GALZ again applied for a stand in 1996 but when government attempted to ban the association's appearance, GALZ took the Ministry of Home Affairs to court and won on the grounds that banning an organisation from having a stand at a public event had no foundation in law. Government appealed the decision in the Supreme Court where the previous ruling was upheld. GALZ's reasoning was that the illegal ban was similar to an apartheid government trying to ban a black organisation from appearing at a Book Fair simply because they were black and not because of the literature they were displaying. Despite the court ruling, government tried to give the impression that GALZ had been sacred away from the fair. On the last day, a mob travelled from the University to burn down the stand. GALZ had already given away virtually all its literature and on hearing of the approach of the mob, made a tactical withdrawal (i.e. we ran away).

Between 1997 and 2002, GALZ and the Book Fair agreed that GALZ would put its literature on the Human Rights Stand. The Book Fair continued to receive calls from the CIO regarding the association's presence and the Book Fair was able to claim that GALZ was not officially present. In 1998, a Herald reporter, trying to kick up a storm claimed that GALZ was distributing its literature to children which was not officially sanctioned by the Book Fair. GALZ's response was that children have the right to information and that descriptions of the trial of former President Canaan Banana appearing at the time on the front pages of the state-controlled newspapers were a great deal more prurient than anything the GALZ was handing out.

Although GALZ organised for other human rights groups to put their information on the Human Rights Stand, it was eventually staffed entirely by GALZ and the rules about distribution of literature were relaxed entirely. In 2001, President Mugabe passed the stand and inadvertently shook hands with the GALZ Publications Officer, Dumisani Dube. The plain-clothed policemen accompanying the President hurriedly turned the identification badge Dumi was wearing to avoid the President from being embarrassed. The event was recorded by Scott Long of the International Gay and Lesbian Human Rights Commission (IGLHRC).

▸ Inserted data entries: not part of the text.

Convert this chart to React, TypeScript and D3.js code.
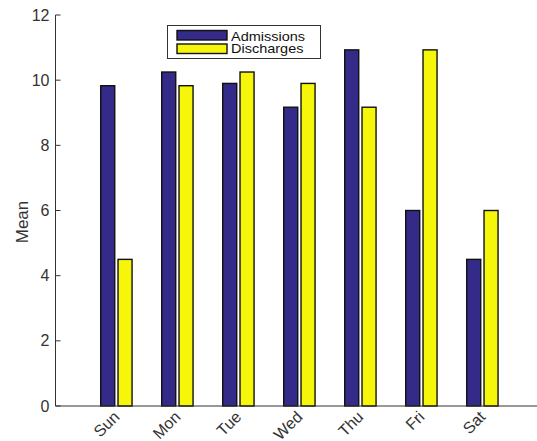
import React from "react";
import * as d3 from "d3";

const days = ["Sun", "Mon", "Tue", "Wed", "Thu", "Fri", "Sat"];
const admissions = [9.83, 10.25, 9.9, 9.17, 10.93, 6.0, 4.5];
const discharges = [4.5, 9.83, 10.25, 9.9, 9.17, 10.93, 6.0];
const yTicks = [0, 2, 4, 6, 8, 10, 12];
const seriesNames = ["Admissions", "Discharges"];
const seriesColors = ["#342a87", "#f6f60a"];

export default function App() {
  const W = 537, H = 441;
  const x = d3.scaleLinear().domain([0, 8]).range([55.5, 543.5]);
  const y = d3.scaleLinear().domain([0, 12]).range([406, 15]);
  const bw = 0.23;
  const offs = [-0.259, 0.025];
  const series = [admissions, discharges];
  const font = "Liberation Sans, Arial, sans-serif";
  const tc = "#333";
  return (
    <div style={{ position: "absolute", left: 0, top: 0 }}>
      <svg width={W} height={H} style={{ display: "block", background: "#fff" }} fontFamily={font}>
        {series.map((vals, s) =>
          vals.map((v, i) => {
            const x0 = x(i + 1 + offs[s]);
            const x1 = x(i + 1 + offs[s] + bw);
            return (
              <rect key={s + "-" + i} x={x0} y={y(v)} width={x1 - x0} height={y(0) - y(v)}
                fill={seriesColors[s]} stroke="#111" strokeWidth={1.4} />
            );
          })
        )}
        {/* axes */}
        <line x1={x(0)} x2={x(8)} y1={y(0)} y2={y(0)} stroke={tc} strokeWidth={1} />
        <line x1={x(0)} x2={x(0)} y1={y(0)} y2={y(12)} stroke={tc} strokeWidth={1} />
        {yTicks.map((t) => (
          <g key={t}>
            <line x1={x(0)} x2={x(0) + 5} y1={y(t)} y2={y(t)} stroke={tc} strokeWidth={1} />
            <text x={x(0) - 6} y={y(t)} dy="0.35em" textAnchor="end" fontSize={16} fill={tc}>{t}</text>
          </g>
        ))}
        {days.map((d, i) => (
          <text key={d} transform={`translate(${x(i + 1) - 4},${y(0) + 4}) rotate(-45)`}
            textAnchor="end" dy="0.7em" fontSize={16} fill={tc}>{d}</text>
        ))}
        <text transform={`translate(28,222) rotate(-90)`} textAnchor="middle" fontSize={17} fill={tc}>Mean</text>
        {/* legend */}
        <rect x={167.5} y={25.5} width={153} height={33} fill="#fff" stroke={tc} strokeWidth={1} />
        {seriesNames.map((n, s) => (
          <g key={n}>
            <rect x={177} y={30.5 + s * 13.5} width={50} height={9.5} fill={seriesColors[s]} stroke="#111" strokeWidth={1.4} />
            <text transform={`translate(231,${41 + s * 12}) scale(1,0.82)`} fontSize={14.5} fill="#111">{n}</text>
          </g>
        ))}
      </svg>
    </div>
  );
}
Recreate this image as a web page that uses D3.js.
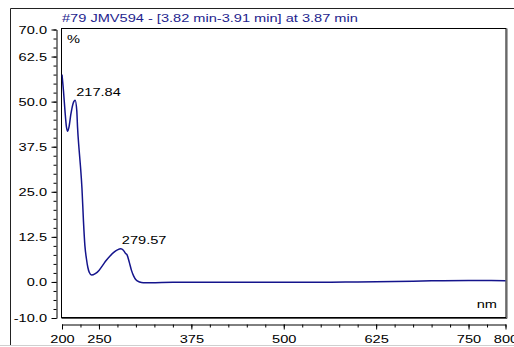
<!DOCTYPE html>
<html>
<head>
<meta charset="utf-8">
<script src="https://cdn.jsdelivr.net/npm/d3@7"></script>
<style>
  html, body { margin: 0; padding: 0; background: #fff; }
  svg { display: block; }
  text { font-family: "Liberation Sans", Arial, sans-serif; }
</style>
</head>
<body>
<svg id="chart" width="514" height="347"></svg>
<script>
// ---- data ----
const wavelengths = [200,202,204,206,207.7,209.5,212,215,217.8,220,221,223,225,227,229,231,233,235,237,240,245,250,255,260,265,270,275,279.6,283,286,288,291,294,297,300,305,310,320,350,400,450,500,550,600,650,700,750,800];
const absorbance  = [57.5,53,47.5,43,41.8,43,46.5,49.5,50.4,47.5,43,37,32,26,17,10,6.5,4,2.6,1.9,2.3,3.2,4.6,6.0,7.2,8.2,8.9,9.2,8.8,7.9,7.5,5.5,3.2,1.6,0.6,0.0,-0.2,-0.2,-0.1,-0.1,-0.1,-0.1,-0.1,0.0,0.1,0.3,0.4,0.35];
const yMajorTicks = [70, 62.5, 50, 37.5, 25, 12.5, 0, -10];
const xMajorTicks = [200, 250, 375, 500, 625, 750, 800];
const peakLabels = ["217.84", "279.57"];
const peakX = [217.84, 279.57];
const peakY = [50.4, 9.2];
const titleText = "#79 JMV594 - [3.82 min-3.91 min] at 3.87 min";

// ---- layout ----
const svg = d3.select("#chart");
const SX = 1.27, FS = 11.5;
const x = d3.scaleLinear().domain([200, 800]).range([62, 505.5]);
const y = d3.scaleLinear().domain([-10, 70]).range([318, 29.5]);

// outer frame
svg.append("line").attr("x1", 10.5).attr("x2", 514).attr("y1", 8.5).attr("y2", 8.5).attr("stroke", "#222");
svg.append("line").attr("x1", 10.5).attr("x2", 10.5).attr("y1", 8.5).attr("y2", 345).attr("stroke", "#222");
svg.append("line").attr("x1", 0).attr("x2", 514).attr("y1", 345.5).attr("y2", 345.5).attr("stroke", "#cfcfcf");

function stext(g, str, tx, ty, anchor, color) {
  return g.append("text").text(str)
    .attr("transform", `translate(${tx},${ty}) scale(${SX},1)`)
    .attr("text-anchor", anchor || "start")
    .attr("font-size", FS)
    .attr("fill", color || "#000");
}

// title
stext(svg, titleText, 62, 22, "start", "#1e1e8e");

// plot box
const bx0 = 61.5, bx1 = 506, by0 = 28.5, by1 = 317.5;
svg.append("rect").attr("x", bx0).attr("y", by0).attr("width", bx1 - bx0).attr("height", by1 - by0)
  .attr("fill", "none").attr("stroke", "#000").attr("stroke-width", 1);
svg.append("line").attr("x1", bx0).attr("x2", bx1 + 1).attr("y1", by1 + 1).attr("y2", by1 + 1).attr("stroke", "#555");
svg.append("line").attr("x1", bx1 + 1).attr("x2", bx1 + 1).attr("y1", by0).attr("y2", by1 + 1).attr("stroke", "#555");

// y axis
const yMinor = d3.range(-10, 70.001, 2.5);
svg.append("g").attr("transform", "translate(56.5,0)")
  .call(d3.axisLeft(y).tickValues(yMinor).tickSize(3).tickSizeOuter(0).tickFormat(""))
  .call(g => g.selectAll("line,path").attr("stroke", "#000"));
const yAx = svg.append("g").attr("transform", "translate(56.5,0)")
  .call(d3.axisLeft(y).tickValues(yMajorTicks).tickSize(5).tickSizeOuter(0).tickPadding(4)
    .tickFormat(d => d.toFixed(1)));
yAx.select(".domain").remove();
yAx.selectAll("line").attr("stroke", "#000");
yAx.selectAll("text").attr("x", 0).attr("transform", `translate(-9.5,0) scale(${SX},1)`)
  .attr("font-size", FS).attr("font-family", "Liberation Sans, Arial, sans-serif").attr("fill", "#000");

// x axis
const xMinor = d3.range(200, 800.001, 25);
svg.append("g").attr("transform", "translate(0,324.5)")
  .call(d3.axisBottom(x).tickValues(xMinor).tickSize(3).tickSizeOuter(0).tickFormat(""))
  .call(g => g.selectAll("line,path").attr("stroke", "#000"));
const xAx = svg.append("g").attr("transform", "translate(0,324.5)")
  .call(d3.axisBottom(x).tickValues(xMajorTicks).tickSize(5).tickSizeOuter(0).tickPadding(5)
    .tickFormat(d => String(d)));
xAx.select(".domain").remove();
xAx.selectAll("line").attr("stroke", "#000");
xAx.selectAll("text").each(function() {
  const t = d3.select(this);
  const yy = +t.attr("y");
  t.attr("y", null).attr("dy", "0.71em").attr("transform", `translate(0,${yy}) scale(${SX},1)`);
}).attr("font-size", FS).attr("font-family", "Liberation Sans, Arial, sans-serif").attr("fill", "#000");

// axis unit labels
stext(svg, "%", 67, 43, "start");
stext(svg, "nm", 497, 308, "end");

// curve
const pts = wavelengths.map((w, i) => [w, absorbance[i]]);
const clip = svg.append("clipPath").attr("id", "clipbox").append("rect")
  .attr("x", bx0).attr("y", by0).attr("width", bx1 - bx0).attr("height", by1 - by0);
svg.append("path").datum(pts)
  .attr("clip-path", "url(#clipbox)")
  .attr("fill", "none").attr("stroke", "#14148c").attr("stroke-width", 1.5)
  .attr("d", d3.line().x(d => x(d[0])).y(d => y(d[1])).curve(d3.curveMonotoneX));

// peak labels
peakLabels.forEach((lab, i) => {
  stext(svg, lab, x(peakX[i]) + 1, y(peakY[i]) - 4.5, "start");
});
</script>
</body>
</html>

In 2002, it was clear that the Human Rights Stand was the GALZ stand in all but name. This year, 2003, the association applied to participate in its own name and was accepted without hesitation. After the dramatic campaigns of 1995 and 1996 where people flocked to the stand to see the homosexuals and pick up what they imagined was sordid literature, this year was an anticlimax. But that is what we want; to be able to appear in public alongside everyone else and without any fuss. That is the price and the nature of normalisation.